Proposals for a new administration also focus heavily on collaboration among BLM’s myriad stakeholders — including the reinvigoration of Resource Advisory Councils and better outreach to Native American tribal governments — as well as a return to "science-driven planning."

More climate, more science in parks

The assessment likewise encourages the National Park Service to undo Trump-era "politicization of decision making," in part by appointing a career employee to head the agency.

"The former DOI employees we interviewed all identified the absence of an NPS director as the largest challenge facing NPS," the report notes.

The report also criticized the Interior reorganization for giving the secretary greater leverage over park superintendents by eliminating middle managers who served in "buffer" positions between political appointees and park leadership.

"Under the new system, requests go directly from the secretary to superintendents, increasing political influence in park management," the report noted.

As it emphasized elsewhere in its assessment, the study’s authors called for an increased reliance on science in decisionmaking under a potential Biden administration.

In particular, the report suggests reviving an Obama-era policy called Director’s Order No. 100, which directed park officials to focus on climate change in managing natural resources. The Trump administration rescinded that order in 2017 (Greenwire, Aug. 6, 2018).
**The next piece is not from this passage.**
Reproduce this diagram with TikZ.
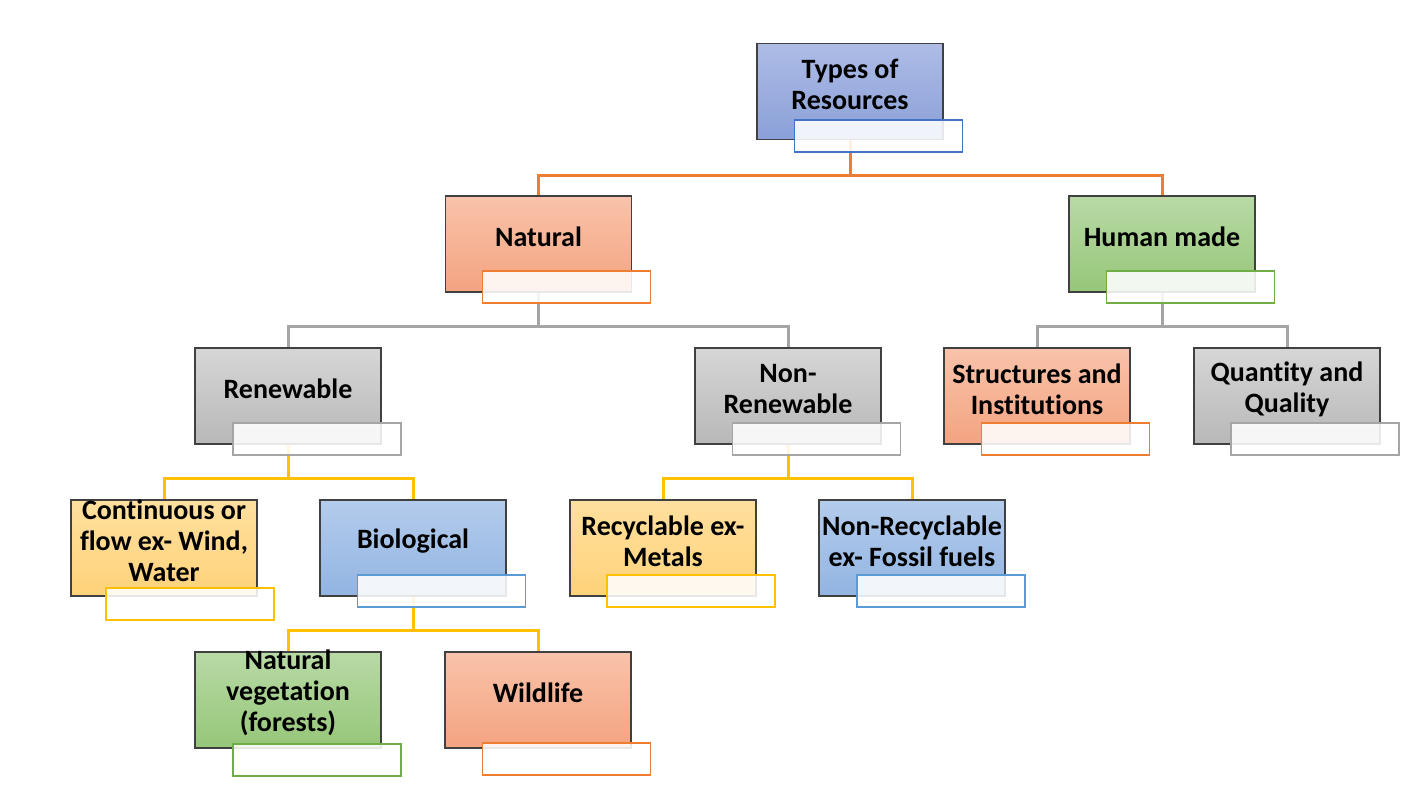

"NPS should develop an updated Director’s Order 100 to ground park management in science-informed decision making and reintegrate climate change into management planning and other decisions," the report states.

The document did not indicate whether the recommendation came from former NPS chief Jonathan Jarvis, who served under President Obama and was among the 25 interviewees identified by the report’s authors. Jarvis signed off on the original order, commonly known as D.O. 100, in 2016.